Carrying the Lester Centre into its 30th year

The life of the Lester Centre rests on the shoulders of one woman who makes herself available anytime someone requests to use the facility.

With the 30th Anniversary of the Lester Centre of the Arts on Saturday, residents reflect on how the theatre has impacted the community, allowing creativity to flourish.

While artists and volunteers are the glue to the theatre, the life and blood of the Lester Centre of the Arts rests on the shoulders of one woman who makes herself available anytime someone requests to use the facility.

In September 2001, when Crystal Lorette walked through the doors as the new front-of-house manager, nobody was there. The board of directors was searching for a new general manager, and for a couple months it was just Lorette running the theatre.

“I was green. I had background in office management. I didn’t know what I was getting into. It was exciting and scary,” she said, sitting between two desks with stacks of papers as she prepares for the 30th Anniversary celebration on Feb. 4.

Her first show was Don Burnstick, a First Nations comedian, and after getting her feet wet she said her hair has been straight back ever since.

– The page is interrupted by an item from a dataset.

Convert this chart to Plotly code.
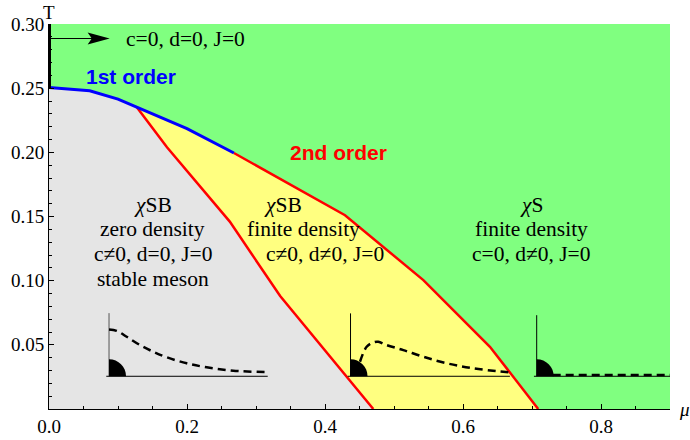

In 2006, she dove right in when Michael Sawatzky stepped down as the general manager. She took on the position as part of a five year plan and 11 years later she’s still deep in her role. As the sixth general manager since the building opened, Lorette is the first who was born and raised in Prince Rupert.

“I really enjoy the job. It’s a different ball game every day,” she said. But it’s also a challenge. If people call to book the place until 1 a.m., then she’s there.

When she started in 2001, there were three staff members. As the cost of business went up and the operating grant from the city didn’t increase, the Lester Centre staff was cut down to two.

Lorette is now doing both jobs — as front of house manager and general manager. They rely heavily on volunteers to operate each show smoothly. They have 116 that they draw from, 16 of whom work backstage. Recently, the technical director left and with a fully scheduled season and only Lorette to run the show, she started making calls for help.

“Not one person turned me down,” she said. Sawatzky came back to help as well. The 30th anniversary celebration will have 145 performers and the 1.5 million patron will walk through the doors on Feb. 4.

Looking forward, Lorette said the focus will be on preserving the building. She has grandchildren in the community and she wants them to be able to come as adults and enjoy the performances, or perhaps even perform on stage themselves.